Paul Féret
- Full name: Paul J.A. Féret
- Country (sports): France
- Born: 27 July 1901 Paris, France
- Died: 3 February 1984 (aged 82) Paris, France
- Plays: Right-handed (one-handed backhand)

Singles

Grand Slam singles results
- French Open: QF (1925)
- Wimbledon: 4R (1932)

Other tournaments
- WHCC: 3R (1923)

Team competitions
- Davis Cup: F (1925^{Ch})

= Paul Féret =

French tennis player (1901–1984)

Paul Féret (/fr/; 27 July 1901 – 3 February 1984) was a French international tennis player in the 1920s and 1930s. Born in Paris, he competed in the Davis Cup two times in 1925.

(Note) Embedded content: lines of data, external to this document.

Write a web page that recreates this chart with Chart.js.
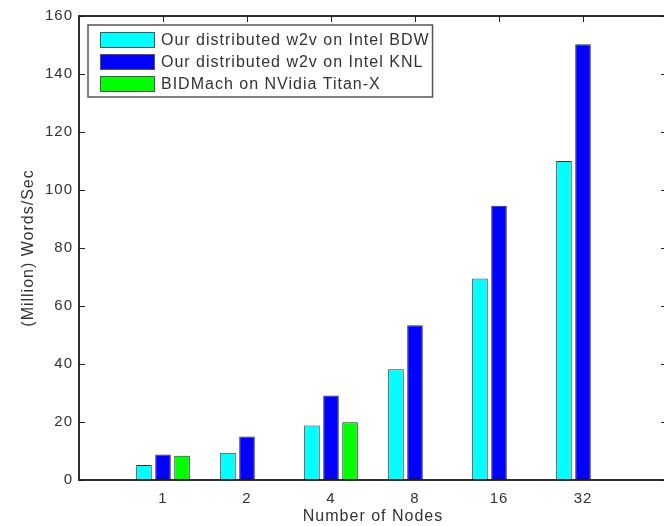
<!DOCTYPE html>
<html>
<head>
<meta charset="utf-8">
<script src="https://cdn.jsdelivr.net/npm/chart.js@4/dist/chart.umd.min.js"></script>
<style>
html,body{margin:0;padding:0;overflow:hidden;background:#fff;}
#wrap{width:680px;height:526px;}
</style>
</head>
<body>
<div id="wrap"><canvas id="c" width="680" height="526"></canvas></div>
<script>
// ---- data ----
const categories = ['1', '2', '4', '8', '16', '32'];
const seriesNames = [
  'Our distributed w2v on Intel BDW',
  'Our distributed w2v on Intel KNL',
  'BIDMach on NVidia Titan-X'
];
const bdwValues   = [5.2, 9.4, 18.8, 38.2, 69.5, 110.0];
const knlValues   = [8.8, 15.0, 29.1, 53.4, 94.6, 150.3];
const titanValues = [8.4, null, 19.9, null, null, null];
const yTickValues = [0, 20, 40, 60, 80, 100, 120, 140, 160];
const xTitle = 'Number of Nodes';
const yTitle = '(Million) Words/Sec';

const seriesColors = ['#00FFFF', '#0000FF', '#00FF00'];
const TEXT = '#333';
const FONT = "'Liberation Sans', Arial, Helvetica, sans-serif";

// pad with an empty slot at each end so the axis spans 0..7 like the original
const pad = arr => [null, ...arr, null];
const labels = ['', ...categories, ''];

const canvas = document.getElementById('c');
const ctx0 = canvas.getContext('2d');
ctx0.letterSpacing = '1px';

const spacingPlugin = {
  id: 'spacing',
  beforeUpdate(chart) { chart.ctx.letterSpacing = '1px'; },
  beforeDraw(chart) { chart.ctx.letterSpacing = '1px'; }
};

const framePlugin = {
  id: 'frame',
  afterDatasetsDraw(chart) {
    const { ctx, chartArea: a, scales: { x, y } } = chart;
    ctx.save();
    ctx.strokeStyle = '#222';
    ctx.lineWidth = 1;
    ctx.beginPath();
    y.ticks.forEach(t => {
      const py = Math.round(y.getPixelForValue(t.value)) + 0.5;
      ctx.moveTo(a.left, py); ctx.lineTo(a.left + 6, py);
      ctx.moveTo(a.right, py); ctx.lineTo(a.right - 6, py);
    });
    x.ticks.forEach((t, i) => {
      if (!labels[i]) return;
      const px = Math.round(x.getPixelForTick(i)) + 0.5;
      ctx.moveTo(px, a.top); ctx.lineTo(px, a.top + 6);
      ctx.moveTo(px, a.bottom); ctx.lineTo(px, a.bottom - 6);
    });
    ctx.stroke();
    ctx.lineWidth = 1.8;
    ctx.strokeStyle = '#1a1a1a';
    ctx.strokeRect(a.left, a.top, a.right - a.left, a.bottom - a.top);
    ctx.restore();
  }
};

const legendPlugin = {
  id: 'boxLegend',
  afterDraw(chart) {
    const { ctx, chartArea: a } = chart;
    const ds = chart.data.datasets;
    ctx.save();
    ctx.letterSpacing = '1px';
    ctx.font = '16px ' + FONT;
    const boxX = a.left + 9, boxY = a.top + 9;
    const patchX = boxX + 12, patchW = 55, patchH = 16;
    const textX = patchX + patchW + 6;
    const rowH = 22, firstRow = 15;
    let maxW = 0;
    ds.forEach(d => { maxW = Math.max(maxW, ctx.measureText(d.label).width); });
    const boxW = textX - boxX + maxW + 3;
    const boxH = firstRow + rowH * (ds.length - 1) + 13;
    ctx.fillStyle = '#fff';
    ctx.fillRect(boxX, boxY, boxW, boxH);
    ctx.strokeStyle = '#555';
    ctx.lineWidth = 1.5;
    ctx.strokeRect(boxX, boxY, boxW, boxH);
    ds.forEach((d, i) => {
      const cy = boxY + firstRow + rowH * i;
      ctx.fillStyle = d.backgroundColor;
      ctx.fillRect(patchX, cy - patchH / 2, patchW, patchH);
      ctx.strokeStyle = '#555';
      ctx.lineWidth = 1;
      ctx.strokeRect(patchX + 0.5, cy - patchH / 2 + 0.5, patchW - 1, patchH - 1);
      ctx.fillStyle = TEXT;
      ctx.textBaseline = 'middle';
      ctx.textAlign = 'left';
      ctx.fillText(d.label, textX, cy + 1);
    });
    ctx.restore();
  }
};

const values = [bdwValues, knlValues, titanValues];

new Chart(canvas, {
  type: 'bar',
  data: {
    labels: labels,
    datasets: seriesNames.map((name, i) => ({
      label: name,
      data: pad(values[i]),
      backgroundColor: seriesColors[i],
      borderColor: '#333',
      borderWidth: 1,
      categoryPercentage: 0.68,
      barPercentage: 0.82
    }))
  },
  options: {
    responsive: false,
    animation: false,
    devicePixelRatio: 1,
    layout: { padding: { left: 12, top: 16, right: 13, bottom: 0 } },
    plugins: {
      legend: { display: false },
      tooltip: { enabled: false }
    },
    scales: {
      x: {
        type: 'category',
        offset: false,
        grid: { display: false, drawTicks: false },
        border: { display: false },
        ticks: {
          autoSkip: false,
          maxRotation: 0,
          padding: 10,
          color: TEXT,
          font: { family: FONT, size: 15 }
        },
        title: {
          display: true,
          text: xTitle,
          color: TEXT,
          font: { family: FONT, size: 16, lineHeight: 1.0 },
          padding: { top: 0, bottom: 1 }
        },
        afterFit(s) { s.height = 46; }
      },
      y: {
        min: 0,
        max: 160,
        afterBuildTicks(s) { s.ticks = yTickValues.map(v => ({ value: v })); },
        grid: { display: false, drawTicks: false },
        border: { display: false },
        ticks: {
          padding: 6,
          color: TEXT,
          font: { family: FONT, size: 15 }
        },
        title: {
          display: true,
          text: yTitle,
          color: TEXT,
          font: { family: FONT, size: 16, lineHeight: 1.2 },
          padding: { top: 7, bottom: 0 }
        },
        afterFit(s) { s.width = 67; }
      }
    }
  },
  plugins: [spacingPlugin, framePlugin, legendPlugin]
});
</script>
</body>
</html>
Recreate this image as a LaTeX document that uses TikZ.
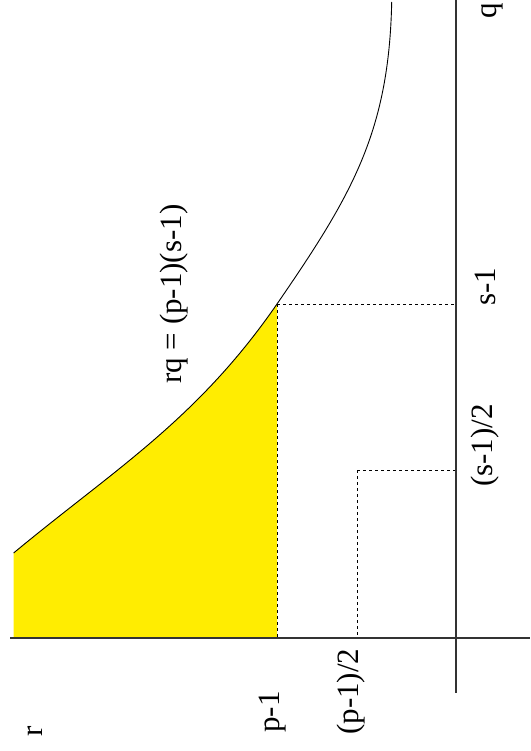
\documentclass[tikz,border=0pt]{standalone}
\usepackage{fontspec}
\setmainfont{Liberation Serif}
\begin{document}
\begin{tikzpicture}[x=1pt,y=-1pt,
  axis/.style={draw=black!80,line width=1.1pt},
  curve/.style={draw=black,line width=0.9pt},
  guide/.style={draw=black,line width=0.9pt,dash pattern=on 3pt off 3pt},
  lbl/.style={rotate=90,anchor=base west,inner sep=0pt,font=\fontsize{31}{36}\selectfont}]
\useasboundingbox (0,0) rectangle (530,751);
% coordinates
\coordinate (O) at (456,638);
\coordinate (xl) at (10,638);
\coordinate (xr) at (530,638);
\coordinate (yt) at (456,0);
\coordinate (yb) at (456,693);
\coordinate (C0) at (13.6,553);
\coordinate (B0) at (13.6,638);
\coordinate (P1) at (277,304);
\coordinate (P1b) at (277,638);
\coordinate (S1) at (456,304);
\coordinate (H) at (357,470);
\coordinate (Hb) at (357,638);
\coordinate (Hs) at (456,470);
\coordinate (Top) at (391.7,2);
% yellow region
\fill[yellow!95!orange] (B0) -- (C0) .. controls (113.6,470) and (197,420) .. (P1) -- (P1b) -- cycle;
% curve
\draw[curve] (C0) .. controls (113.6,470) and (197,420) .. (P1)
  .. controls (352,195) and (389,132) .. (Top);
% guides
\draw[guide] (P1) -- (P1b);
\draw[guide] (P1) -- (S1);
\draw[guide] (H) -- (Hb);
\draw[guide] (H) -- (Hs);
% axes
\draw[axis] (xl) -- (xr);
\draw[axis] (yt) -- (yb);
% labels
\node[lbl] (lr) at (42,737) {r};
\node[lbl] (lp1) at (279,733) {p-1};
\node[lbl] (lp2) at (358,735) {(p-1)/2};
\node[lbl] (ls1) at (495,306) {s-1};
\node[lbl] (ls2) at (492,487) {(s-1)/2};
\node[lbl] (lq) at (496,19) {q};
\node[lbl] (leq) at (181,384) {rq = (p-1)(s-1)};
\end{tikzpicture}
\end{document}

==Amateur, to professional, back to amateur==
Féret was one of the first French amateur players to lose his amateur status and play for money. After Suzanne Lenglen became a professional player in 1926 and was stripped of her No. 1 ranking by the Fédération Française de Tennis, she was seeking a mixed doubles partner for a paid tour in America, but her preferred choice, a young Italian lawyer named Placido Gaslini, was not allowed by his father, a Milanese banker, to play for money. Instead, Lenglen and her agent, C. C. Pyle, picked Féret, then the fourth-ranked French amateur, who was offered the chance to partner Lenglen. Féret, who was in depression following the death of his wife, agreed to sail to America, though it would mean losing his amateur status. When Pyle's tour opened at Madison Square Garden to an elite audience including Mayor Jimmy Walker and other rich and famous, Féret was quickly defeated by Pyle's star player, American No. 1 Vincent Richards. When Féret returned to France after the tour, having earned $10,000, he applied for reinstatement as an amateur on grounds of emotional stress and exceptionally was accepted back into membership in 1929 (or 1933), after he donated his winnings in America. He continued to play as an amateur, on one occasion putting an end to the hopes of a tennis career of a young scientist, Louis Leprince-Ringuet. In 1953 (aged 51), Feret was the oldest competitor ever in the French Championships men's singles event.